China's crackdown on Canadian canola expands as 2nd company, Viterra, has licence revoked
China alleges Canadian canola has harmful pests in it, escalating trade and diplomatic tensions
- Viterra 'hopeful for a quick resolution to this matter,' company tells CBC
A second Canadian company has had its licence to sell canola to China revoked as a crackdown continues on one of the most Canadian crops in the world.
The latest move involves Regina-based Viterra Inc. The company, formed out of the merger of the former farming collective Saskatchewan Wheat Pool, is a major handler of canola.
Canadian company Richardson International was hit by a similar ban earlier this month when the Chinese government declared it had found dangerous pests such as fungus in the company's canola, so it halted all shipments.
Last week, the Canola Council of Canada announced orders from China had mysteriously dried up across a number of canola sellers.
China's ban of Viterra is effective immediately.
In justifying the move, Chinese customs officials said the ports of Dalian and Nanning had detected the same pests in Viterra's canola.
"We can confirm that China has expanded its ban on Canadian canola imports to include shipments from Viterra," a spokesperson for the company told CBC News.
"We are working closely with the federal government and the Canola Council of Canada to gather more information on the situation.
"All of our export products are tested to ensure they meet specific import standards. We take quality concerns seriously and support a sound, science-based approach in the testing of our exports. Market access issues such as this one hurt our industry and Canadian farmers. We are hopeful for a quick resolution to this matter."
Speaking to reporters in Winnipeg on Tuesday, Prime Minister Justin Trudeau said the federal government is taking the situation "very seriously."
Watch Prime Minister Justin Trudeau's comments on China's canola crackdown:
"We know that canola produced here in Canada is top quality and the oversight, inspection and science that surrounds what we do here is top notch and world class, and that is certainly something that we are going to continue to impress upon ... our Chinese interlocutors on this issue."

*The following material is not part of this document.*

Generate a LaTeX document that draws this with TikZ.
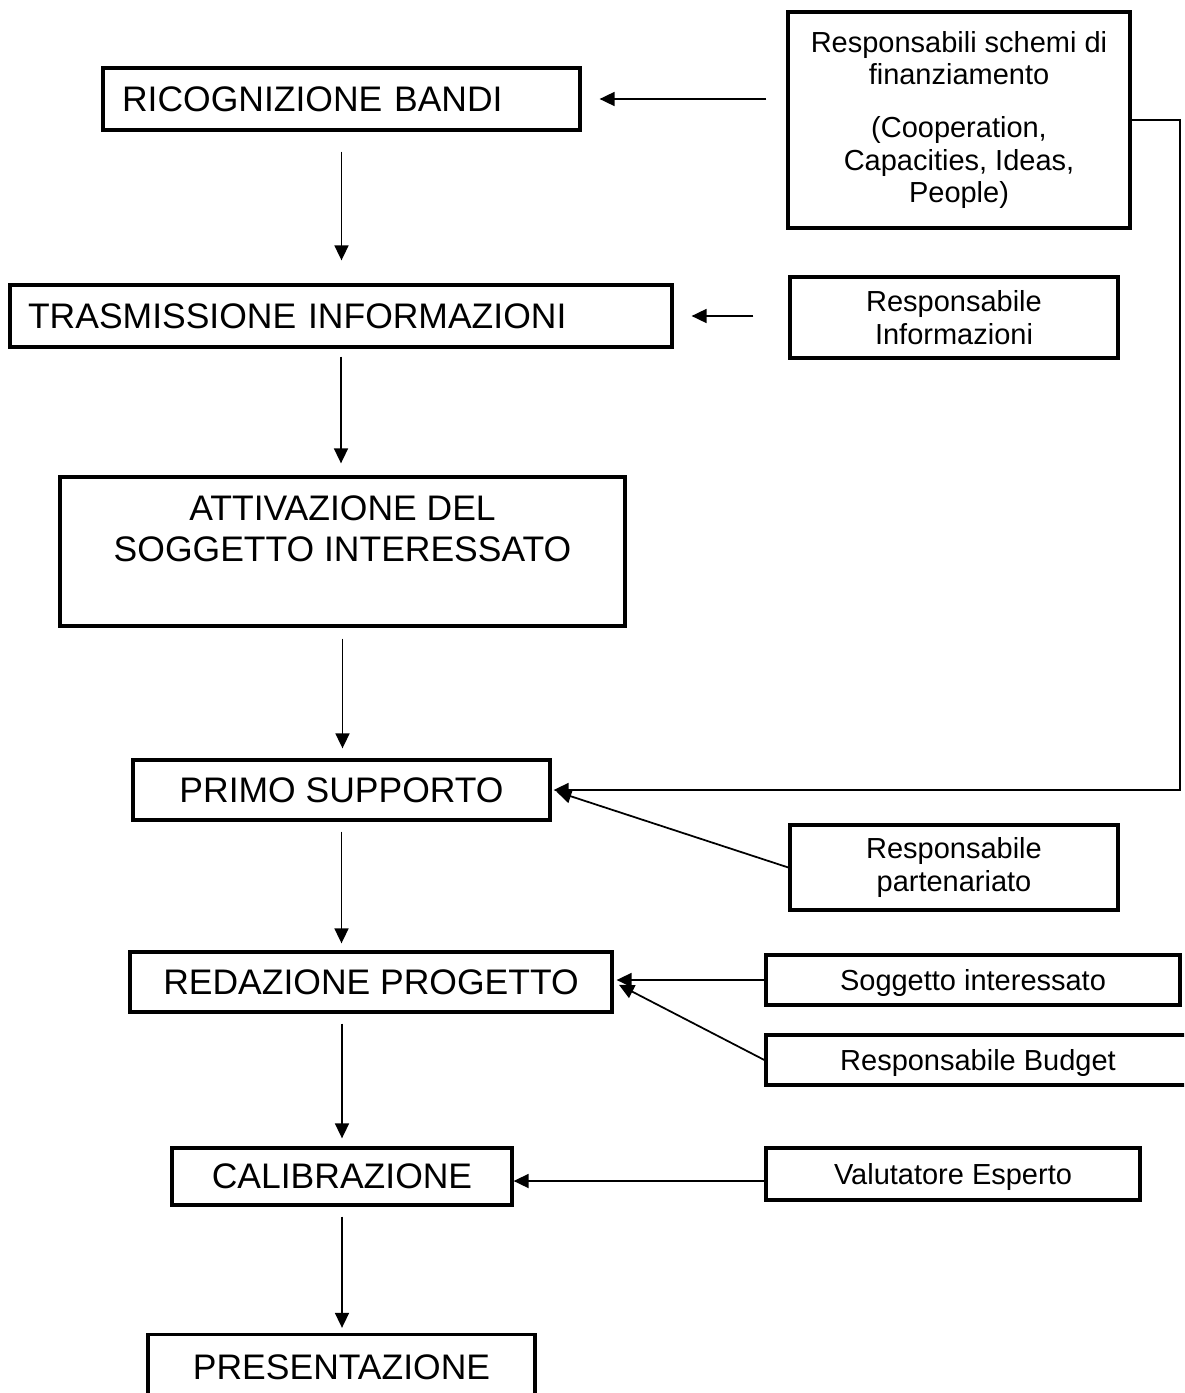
\documentclass[tikz,border=0pt]{standalone}
\usepackage{fontspec}
\setmainfont{Liberation Sans}
\usetikzlibrary{shapes.geometric, arrows.meta}
\tikzstyle{arrow} = [line width=1pt,-{Triangle[length=0.3cm,width=0.28cm]}]
\tikzstyle{stepbox} = [draw, line width=1.9pt, font=\fontsize{20.2}{23}\selectfont, inner sep=0pt]
\tikzstyle{infobox} = [draw, line width=1.9pt, align=center, font=\fontsize{16.5}{18.5}\selectfont, inner sep=0pt]

\begin{document}
\begin{tikzpicture}[x=0.02cm, y=-0.02cm]
\useasboundingbox (0,0) rectangle (1184,1393);
\clip (0,0) rectangle (1184,1393);

\node (ricognizione) [stepbox, align=left, text width=8.78cm, inner xsep=0.38cm, minimum height=1.24cm] at (341.5,99) {RICOGNIZIONE BANDI};
\node (trasmissione) [stepbox, align=left, text width=12.52cm, inner xsep=0.36cm, minimum height=1.24cm] at (341,316) {TRASMISSIONE INFORMAZIONI};
\node (attivazione) [stepbox, minimum width=11.3cm, minimum height=2.98cm] at (342.5,551.5) {};
\node (attivtext) [font=\fontsize{20.2}{23}\selectfont, align=center, inner sep=0pt, anchor=north] at ([yshift=-0.41cm]attivazione.north) {ATTIVAZIONE DEL\\SOGGETTO INTERESSATO};
\node (primo) [stepbox, minimum width=8.34cm, minimum height=1.2cm] at (341.5,790) {PRIMO SUPPORTO};
\node (redazione) [stepbox, minimum width=9.64cm, minimum height=1.2cm] at (371,982) {REDAZIONE PROGETTO};
\node (calibrazione) [stepbox, minimum width=6.8cm, minimum height=1.14cm] at (342,1176.5) {CALIBRAZIONE};
\node (presentazione) [stepbox, minimum width=7.74cm, minimum height=1.3cm] at (341.5,1367) {PRESENTAZIONE};

\node (schemi) [infobox, minimum width=6.84cm, minimum height=4.32cm] at (959,120) {Responsabili schemi di\\finanziamento\\[0.4cm](Cooperation,\\Capacities, Ideas,\\People)};
\node (informazioni) [infobox, minimum width=6.56cm, minimum height=1.62cm] at (954,317.5) {Responsabile\\Informazioni};
\node (partenariato) [infobox, minimum width=6.56cm, minimum height=1.7cm] at (954,867.5) {Responsabile\\partenariato};
\node (soggetto) [infobox, text depth=0pt, minimum width=8.28cm, minimum height=1cm] at (973,980) {Soggetto interessato};
\node (budget) [infobox, text depth=0pt, minimum width=8.48cm, minimum height=1cm] at (978,1060) {Responsabile Budget};
\node (valutatore) [infobox, text depth=0pt, minimum width=7.48cm, minimum height=1.04cm] at (953,1174) {Valutatore Esperto};

\draw [arrow, shorten <=0.4cm, shorten >=0.46cm] (ricognizione.south) -- (ricognizione.south |- trasmissione.north);
\draw [arrow, shorten <=0.16cm, shorten >=0.24cm] (trasmissione.south) -- (trasmissione.south |- attivazione.north);
\draw [arrow, shorten <=0.22cm, shorten >=0.2cm] (attivazione.south) -- (attivazione.south |- primo.north);
\draw [arrow, shorten <=0.2cm, shorten >=0.14cm] (primo.south) -- (primo.south |- redazione.north);
\draw [arrow, shorten <=0.2cm, shorten >=0.16cm] (calibrazione.north |- redazione.south) -- (calibrazione.north);
\draw [arrow, shorten <=0.2cm, shorten >=0.1cm] (calibrazione.south) -- (calibrazione.south |- presentazione.north);

\draw [arrow, shorten <=0.4cm, shorten >=0.36cm] (schemi.west |- ricognizione.east) -- (ricognizione.east);
\draw [arrow, shorten <=0.7cm, shorten >=0.36cm] (informazioni.west |- trasmissione.east) -- (trasmissione.east);
\draw [arrow, shorten >=0.04cm] (schemi.east) -- ++(48,0) |- (primo.east);
\draw [arrow, shorten >=0.1cm] (partenariato.west) -- (primo.east);
\draw [arrow, shorten >=0.06cm] (soggetto.west) -- (soggetto.west -| redazione.east);
\draw [arrow, shorten >=0.12cm] (budget.west) -- (redazione.east);
\draw [arrow] ([yshift=-0.14cm]valutatore.west) -- ([yshift=-0.14cm]valutatore.west -| calibrazione.east);
\end{tikzpicture}
\end{document}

The unexpected canola conflagration comes against the backdrop of a roiling diplomatic dispute between the two countries, seemingly sparked by the arrest of Huawei executive Meng Wanzhou in Vancouver last year, at the request of American authorities.
China has strongly objected to Meng's arrest, and ratcheted up pressure on Canada to undo that move. The country has detained two Canadian businessmen alleging espionage, and now seems to be picking a fight over canola — a crop literally named after Canada.
Canola is a type of rapeseed that has a distinctive yellow flower and was invented by Canadian researchers in the 1970s. The seeds can be crushed into an edible oil, and discarded husks also make for an excellent animal feed.
Canada exports more canola than anyone else in the world. Last year, about 40 per cent of its seed exports went to China, worth roughly $2.7 billion.